Mistake 3: Treating It as a One-Time Project
A studio day with a video crew, three or four testimonials produced, and then nothing for a year. This is one of the most expensive mistakes because it looks like progress. Real money gets spent, real videos get delivered, and then the business quietly returns to having stale or nonexistent proof once those few stories age out.
The businesses that avoid this treat testimonial collection as an ongoing motion, not a campaign. That is the difference we lay out in the Share One Method vs. DIY testimonial collection: a process that repeats keeps producing fresh proof, a project ends the day the invoice gets paid.

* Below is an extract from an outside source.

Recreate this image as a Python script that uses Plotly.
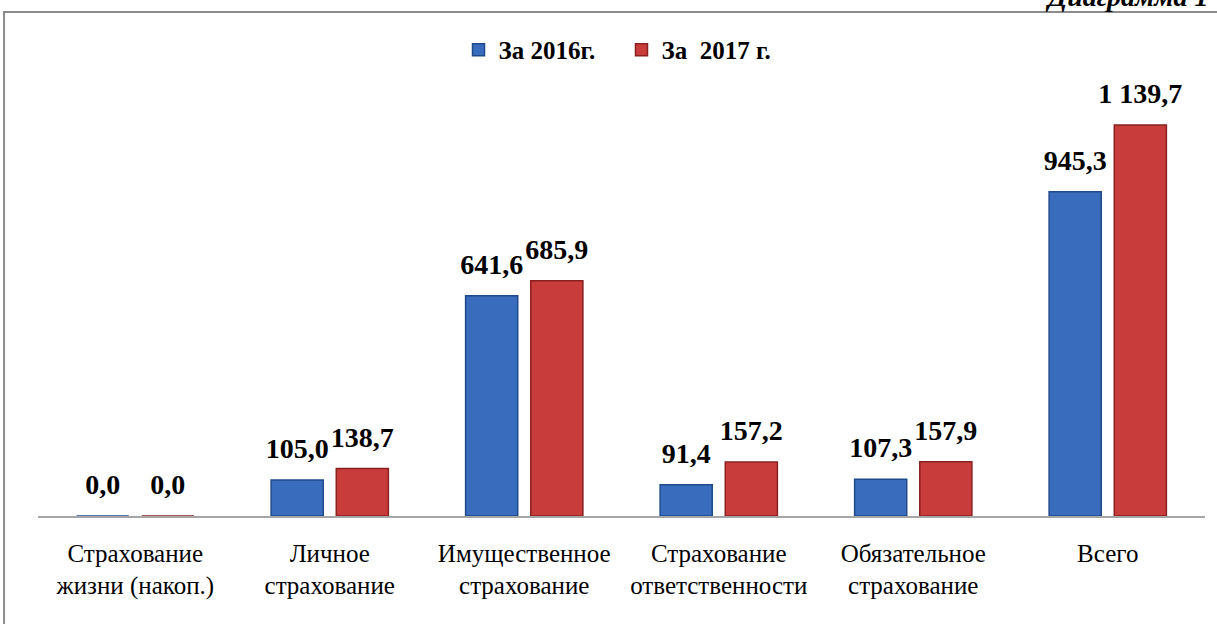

Mistake 4: Skipping Verification
When a customer says "we doubled our results" on camera, that claim is going to end up on a website, in a sales deck, maybe in an ad. If nobody checks it, the business is putting its credibility behind a number it never confirmed. This does not require distrust of the customer, most inflated claims are honest exaggeration or a simple memory slip, not deception. But publishing an unverified claim is a risk no business needs to take when a verification step is straightforward to add.
We cover exactly what to check and how in how to verify a customer story before you publish it. Skipping this step is how a great story turns into a liability the first time a prospect or a competitor questions it.

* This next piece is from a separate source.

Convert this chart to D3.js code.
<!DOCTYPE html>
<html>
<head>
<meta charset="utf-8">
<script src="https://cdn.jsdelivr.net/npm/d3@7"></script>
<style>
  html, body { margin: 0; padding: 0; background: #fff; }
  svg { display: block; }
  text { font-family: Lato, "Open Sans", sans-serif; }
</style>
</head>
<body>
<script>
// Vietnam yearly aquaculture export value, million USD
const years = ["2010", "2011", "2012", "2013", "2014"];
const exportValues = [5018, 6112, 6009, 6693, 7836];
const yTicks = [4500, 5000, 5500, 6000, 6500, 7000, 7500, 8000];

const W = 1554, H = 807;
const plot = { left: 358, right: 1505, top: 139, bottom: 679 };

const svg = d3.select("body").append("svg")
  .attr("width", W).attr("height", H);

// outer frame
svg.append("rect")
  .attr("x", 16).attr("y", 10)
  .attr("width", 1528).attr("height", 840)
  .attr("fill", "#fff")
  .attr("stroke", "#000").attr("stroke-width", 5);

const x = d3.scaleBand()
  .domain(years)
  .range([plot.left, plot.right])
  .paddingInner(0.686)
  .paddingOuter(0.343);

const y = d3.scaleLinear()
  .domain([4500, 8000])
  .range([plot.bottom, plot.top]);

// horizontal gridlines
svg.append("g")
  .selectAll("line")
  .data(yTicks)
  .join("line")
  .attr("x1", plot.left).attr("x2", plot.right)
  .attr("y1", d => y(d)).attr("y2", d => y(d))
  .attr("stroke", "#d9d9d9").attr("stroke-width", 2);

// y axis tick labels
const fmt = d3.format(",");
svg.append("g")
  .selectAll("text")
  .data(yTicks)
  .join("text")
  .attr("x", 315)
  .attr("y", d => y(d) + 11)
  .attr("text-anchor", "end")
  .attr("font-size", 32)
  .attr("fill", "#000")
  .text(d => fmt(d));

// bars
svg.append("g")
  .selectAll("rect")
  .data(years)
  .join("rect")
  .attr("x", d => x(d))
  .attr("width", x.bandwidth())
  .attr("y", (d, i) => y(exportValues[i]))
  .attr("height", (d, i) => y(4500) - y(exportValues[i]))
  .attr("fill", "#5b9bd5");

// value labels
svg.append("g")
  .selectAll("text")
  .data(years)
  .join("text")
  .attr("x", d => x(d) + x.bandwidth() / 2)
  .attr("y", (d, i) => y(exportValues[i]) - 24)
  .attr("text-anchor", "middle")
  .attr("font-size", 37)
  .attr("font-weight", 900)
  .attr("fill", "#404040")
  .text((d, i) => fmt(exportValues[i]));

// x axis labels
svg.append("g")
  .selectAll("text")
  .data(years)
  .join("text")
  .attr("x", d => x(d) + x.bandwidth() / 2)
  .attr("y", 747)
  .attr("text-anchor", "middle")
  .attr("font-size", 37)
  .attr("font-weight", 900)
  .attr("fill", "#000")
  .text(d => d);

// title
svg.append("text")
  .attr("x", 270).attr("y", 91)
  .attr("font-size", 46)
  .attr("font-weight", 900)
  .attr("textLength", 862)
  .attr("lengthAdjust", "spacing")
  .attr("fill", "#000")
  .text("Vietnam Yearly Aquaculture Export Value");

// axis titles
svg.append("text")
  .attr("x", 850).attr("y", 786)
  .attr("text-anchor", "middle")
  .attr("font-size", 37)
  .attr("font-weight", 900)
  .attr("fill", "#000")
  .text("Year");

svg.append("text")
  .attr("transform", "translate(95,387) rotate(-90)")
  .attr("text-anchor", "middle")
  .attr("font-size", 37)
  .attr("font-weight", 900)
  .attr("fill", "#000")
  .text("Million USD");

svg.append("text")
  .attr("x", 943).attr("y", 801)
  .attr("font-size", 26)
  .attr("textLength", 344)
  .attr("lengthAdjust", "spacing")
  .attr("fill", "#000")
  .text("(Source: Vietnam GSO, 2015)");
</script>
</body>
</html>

Mistake 5: Collecting Stories and Then Barely Using Them
This might be the most common mistake of all: a business does the work of capturing a real story, and then it lives in one place, usually a testimonials page most visitors never scroll to. Meanwhile the sales team is still pitching with claims instead of proof, the ad creative is still generic, and the story that took real effort to capture is doing almost none of the work it could be doing.
A captured story should show up everywhere a prospect might need reassurance: on the site, in the sales deck, in outreach, in social content, in ad creative. This is the publish step of the method, and it is where a lot of the actual return shows up. Laura Frontiero, in Functional Health, used 15 video testimonials to help support a $500,000 launch, not by posting them in one spot and hoping, but by putting them to work across the launch. Jessica Zweig, Chief Creative Officer at Jessica Zweig Inc., saw video testimonials meaningfully lift high-ticket enrollment in a market saturated with AI-generated content, precisely because the stories were distributed, not stored.

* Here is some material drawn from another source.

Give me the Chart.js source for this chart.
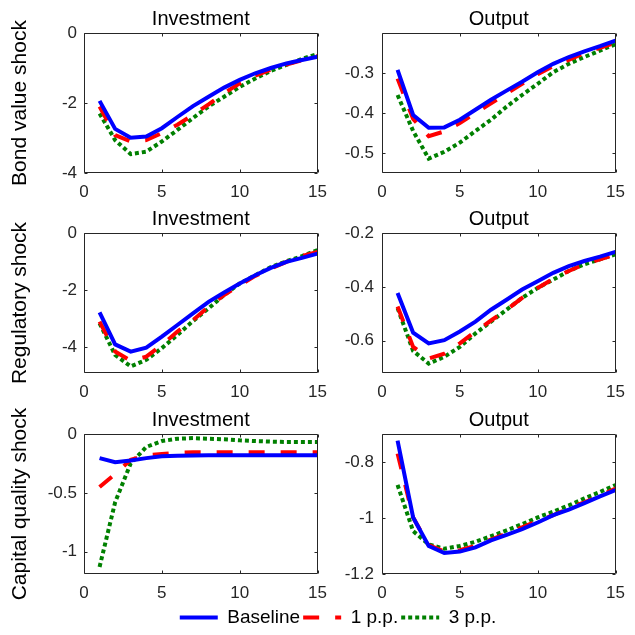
<!DOCTYPE html>
<html>
<head>
<meta charset="utf-8">
<title>Impulse responses</title>
<script src="https://cdn.jsdelivr.net/npm/chart.js@4.4.1/dist/chart.umd.min.js"></script>
<style>
  body { margin: 0; background: #fff; width: 635px; height: 635px; position: relative; overflow: hidden; }
  canvas { position: absolute; }
</style>
</head>
<body>
<canvas id="bond-inv" width="336" height="200" style="left:0;top:3px"></canvas>
<canvas id="bond-out" width="304" height="200" style="left:330px;top:3px"></canvas>
<canvas id="reg-inv" width="336" height="200" style="left:0;top:203px"></canvas>
<canvas id="reg-out" width="304" height="200" style="left:330px;top:203px"></canvas>
<canvas id="cap-inv" width="336" height="200" style="left:0;top:404px"></canvas>
<canvas id="cap-out" width="304" height="200" style="left:330px;top:404px"></canvas>
<canvas id="legend" width="635" height="60" style="left:0;top:605px"></canvas>
<script>
// horizon (quarters)
const steps = [1, 2, 3, 4, 5, 6, 7, 8, 9, 10, 11, 12, 13, 14, 15];
const seriesNames = ['Baseline', '1 p.p.', '3 p.p.'];
const xTicks = [0, 5, 10, 15];

// bond value shock
const bondInvBase = [-1.94, -2.74, -2.99, -2.96, -2.72, -2.40, -2.09, -1.82, -1.56, -1.34, -1.15, -1.00, -0.87, -0.77, -0.68];
const bondInv1pp = [-2.10, -2.92, -3.10, -3.06, -2.86, -2.62, -2.34, -2.04, -1.72, -1.44, -1.22, -1.05, -0.90, -0.78, -0.66];
const bondInv3pp = [-2.30, -3.06, -3.46, -3.39, -3.10, -2.77, -2.43, -2.10, -1.82, -1.54, -1.30, -1.08, -0.91, -0.74, -0.60];
const bondOutBase = [-0.292, -0.405, -0.437, -0.436, -0.417, -0.392, -0.367, -0.344, -0.322, -0.298, -0.277, -0.260, -0.246, -0.233, -0.219];
const bondOut1pp = [-0.314, -0.415, -0.458, -0.446, -0.425, -0.400, -0.376, -0.351, -0.327, -0.303, -0.283, -0.267, -0.250, -0.237, -0.224];
const bondOut3pp = [-0.355, -0.445, -0.514, -0.497, -0.474, -0.445, -0.417, -0.384, -0.355, -0.327, -0.298, -0.277, -0.260, -0.244, -0.228];

// regulatory shock
const regInvBase = [-2.78, -3.90, -4.15, -4.01, -3.63, -3.22, -2.81, -2.41, -2.08, -1.77, -1.48, -1.22, -1.01, -0.87, -0.72];
const regInv1pp = [-3.10, -4.15, -4.47, -4.33, -3.92, -3.45, -3.05, -2.58, -2.17, -1.83, -1.50, -1.24, -1.01, -0.81, -0.66];
const regInv3pp = [-3.16, -4.27, -4.67, -4.44, -4.03, -3.57, -3.08, -2.64, -2.17, -1.77, -1.48, -1.19, -0.99, -0.81, -0.60];
const regOutBase = [-0.423, -0.570, -0.610, -0.598, -0.566, -0.529, -0.485, -0.448, -0.410, -0.379, -0.348, -0.323, -0.304, -0.288, -0.270];
const regOut1pp = [-0.473, -0.623, -0.666, -0.648, -0.610, -0.566, -0.525, -0.485, -0.441, -0.404, -0.370, -0.341, -0.316, -0.298, -0.279];
const regOut3pp = [-0.479, -0.638, -0.685, -0.660, -0.623, -0.573, -0.529, -0.485, -0.441, -0.404, -0.373, -0.341, -0.316, -0.298, -0.279];

// capital quality shock
const capInvBase = [-0.205, -0.240, -0.225, -0.205, -0.190, -0.185, -0.182, -0.180, -0.180, -0.180, -0.180, -0.180, -0.180, -0.180, -0.180];
const capInv1pp = [-0.450, -0.340, -0.220, -0.180, -0.170, -0.160, -0.155, -0.155, -0.155, -0.155, -0.155, -0.155, -0.155, -0.155, -0.155];
const capInv3pp = [-1.130, -0.580, -0.250, -0.110, -0.060, -0.040, -0.035, -0.040, -0.045, -0.054, -0.060, -0.065, -0.068, -0.068, -0.068];
const capOutBase = [-0.724, -0.998, -1.100, -1.125, -1.120, -1.105, -1.080, -1.060, -1.040, -1.016, -0.990, -0.970, -0.947, -0.923, -0.900];
const capOut1pp = [-0.770, -0.998, -1.097, -1.120, -1.115, -1.100, -1.077, -1.055, -1.033, -1.010, -0.990, -0.965, -0.944, -0.920, -0.895];
const capOut3pp = [-0.882, -1.047, -1.094, -1.110, -1.100, -1.085, -1.065, -1.044, -1.022, -0.998, -0.977, -0.955, -0.930, -0.907, -0.882];

const FONT = "'Liberation Sans', Arial, Helvetica, sans-serif";
const AXIS_COLOR = '#262626';
const lineStyles = [
    { color: '#0000ff', dash: [], width: 4 },
    { color: '#ff0000', dash: [16, 16], width: 4 },
    { color: '#008000', dash: [4, 3], width: 4 }
];

Chart.defaults.font.family = FONT;
Chart.defaults.animation = false;

// box around the plot with short inward ticks on all four sides
const framePlugin = {
    id: 'frame',
    afterDatasetsDraw(chart) {
        const { ctx, chartArea: a, scales } = chart;
        const L = Math.round(a.left) + 0.5;
        const R = Math.round(a.right) - 0.5;
        const T = Math.round(a.top) + 0.5;
        const B = Math.round(a.bottom) - 0.5;
        ctx.save();
        ctx.strokeStyle = AXIS_COLOR;
        ctx.lineWidth = 1;
        ctx.setLineDash([]);
        ctx.beginPath();
        ctx.rect(L, T, R - L, B - T);
        for (const t of scales.x.ticks) {
            const p = Math.round(scales.x.getPixelForValue(t.value)) + 0.5;
            ctx.moveTo(p, B); ctx.lineTo(p, B - 3);
            ctx.moveTo(p, T); ctx.lineTo(p, T + 3);
        }
        for (const t of scales.y.ticks) {
            const p = Math.round(scales.y.getPixelForValue(t.value)) + 0.5;
            ctx.moveTo(L, p); ctx.lineTo(L + 3, p);
            ctx.moveTo(R, p); ctx.lineTo(R - 3, p);
        }
        ctx.stroke();
        ctx.restore();
    }
};

function makeDataset(i, data) {
    const s = lineStyles[i];
    return {
        label: seriesNames[i],
        data: data,
        borderColor: s.color,
        backgroundColor: s.color,
        borderWidth: s.width,
        borderDash: s.dash,
        borderCapStyle: 'butt',
        pointRadius: 0,
        tension: 0,
        fill: false
    };
}

function makePanel(id, title, rowLabel, series, yMin, yMax, yTicks) {
    const leftCol = !!rowLabel;
    return new Chart(document.getElementById(id), {
        type: 'line',
        data: {
            labels: steps,
            datasets: series.map((d, i) => makeDataset(i, d))
        },
        options: {
            responsive: false,
            events: [],
            layout: { padding: { right: 12 } },
            plugins: {
                legend: { display: false },
                tooltip: { enabled: false },
                title: {
                    display: true,
                    text: title,
                    fullSize: false,
                    color: '#000',
                    font: { size: 20, weight: 'normal', lineHeight: '24px' },
                    padding: { top: 4, bottom: 2 }
                }
            },
            scales: {
                x: {
                    type: 'linear',
                    min: 0,
                    max: 15,
                    afterBuildTicks: s => { s.ticks = xTicks.map(v => ({ value: v })); },
                    ticks: { color: AXIS_COLOR, font: { size: 17 }, padding: 9, maxRotation: 0 },
                    grid: { display: false, drawTicks: false },
                    border: { display: false },
                    afterFit: s => { s.height = 30; }
                },
                y: {
                    min: yMin,
                    max: yMax,
                    afterBuildTicks: s => { s.ticks = yTicks.map(v => ({ value: v })); },
                    ticks: { color: AXIS_COLOR, font: { size: 17 }, padding: leftCol ? 7 : 8, callback: v => String(v) },
                    grid: { display: false, drawTicks: false },
                    border: { display: false },
                    title: {
                        display: leftCol,
                        text: rowLabel || '',
                        color: '#000',
                        font: { size: 21 },
                        padding: { top: 8, bottom: 0 }
                    },
                    afterFit: s => { s.width = leftCol ? 84 : 52; }
                }
            }
        },
        plugins: [framePlugin]
    });
}

makePanel('bond-inv', 'Investment', 'Bond value shock', [bondInvBase, bondInv1pp, bondInv3pp], -4, 0, [-4, -2, 0]);
makePanel('bond-out', 'Output', null, [bondOutBase, bondOut1pp, bondOut3pp], -0.55, -0.2, [-0.5, -0.4, -0.3]);
makePanel('reg-inv', 'Investment', 'Regulatory shock', [regInvBase, regInv1pp, regInv3pp], -4.9, 0, [-4, -2, 0]);
makePanel('reg-out', 'Output', null, [regOutBase, regOut1pp, regOut3pp], -0.72, -0.2, [-0.6, -0.4, -0.2]);
makePanel('cap-inv', 'Investment', 'Capital quality shock', [capInvBase, capInv1pp, capInv3pp], -1.19, 0, [-1, -0.5, 0]);
makePanel('cap-out', 'Output', null, [capOutBase, capOut1pp, capOut3pp], -1.2, -0.7, [-1.2, -1, -0.8]);

// shared legend along the bottom
new Chart(document.getElementById('legend'), {
    type: 'line',
    data: { datasets: seriesNames.map((n, i) => makeDataset(i, [])) },
    options: {
        responsive: false,
        events: [],
        layout: { padding: { left: 41 } },
        scales: { x: { display: false }, y: { display: false } },
        plugins: {
            tooltip: { enabled: false },
            legend: {
                position: 'top',
                maxHeight: 30,
                labels: {
                    usePointStyle: true,
                    pointStyle: 'line',
                    pointStyleWidth: 38,
                    padding: 3,
                    color: '#000',
                    font: { size: 19 },
                    generateLabels: chart => chart.data.datasets.map((ds, i) => ({
                        text: ds.label,
                        strokeStyle: ds.borderColor,
                        fillStyle: ds.borderColor,
                        lineWidth: ds.borderWidth,
                        lineDash: ds.borderDash,
                        lineCap: 'butt',
                        pointStyle: 'line',
                        fontColor: '#000',
                        hidden: false,
                        datasetIndex: i
                    }))
                }
            }
        }
    }
});
</script>
</body>
</html>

A Sixth Mistake Worth Naming: Assuming Customers Will Say No
This one is not always visible from the outside, but it shapes almost every other mistake on this list. Many businesses quietly assume their customers are too busy, too private, or simply uninterested in sharing a story, so they never build a real invite process to begin with. In practice, most customers who have had a genuinely good experience are glad to talk about it when they are asked at the right moment, in the right way, without being asked to write ad copy for someone else's website. The businesses that get this right treat the invite as a normal, expected part of the relationship, not an imposition.
This assumption is worth naming separately because it is the root cause behind mistake one. If a team believes customers will say no, they stop asking consistently, and the whole process stalls before it starts.
What These Five Mistakes Have in Common
Every one of these mistakes comes from the same root cause: treating testimonial collection as a task instead of a process. A task gets done once, imperfectly, and forgotten. A process has defined steps, each one catching what the last one might miss, and it keeps running. That is the entire idea behind the Share One Method: Invite, Interview, Verify, Edit, Publish, Measure, Repeat, seven steps that turn scattered goodwill into a compounding asset. We compare that kind of ongoing process directly against the ad hoc approach in the Share One Method vs. DIY testimonial collection, if you want to see the two side by side.
If you want to see what avoiding all five of these mistakes looks like in practice, our case studies page shows the results across a range of businesses built on stories that went through the full process, start to finish.
Where to Start
You do not need to fix all five mistakes at once. Start with whichever one is costing you the most right now. If you have happy customers and nothing on record, start with the invite. If you have quotes but nothing that reads as a real story, start with the interview. If you have stories but nobody trusts them at a glance, start with verification. If you have great material sitting unused, start with distribution. The point is not perfection on the first attempt. The point is building a process that keeps improving every time it repeats, so that six months from now your proof looks meaningfully stronger than it does today, not the same as it was last quarter with a few new names added on top.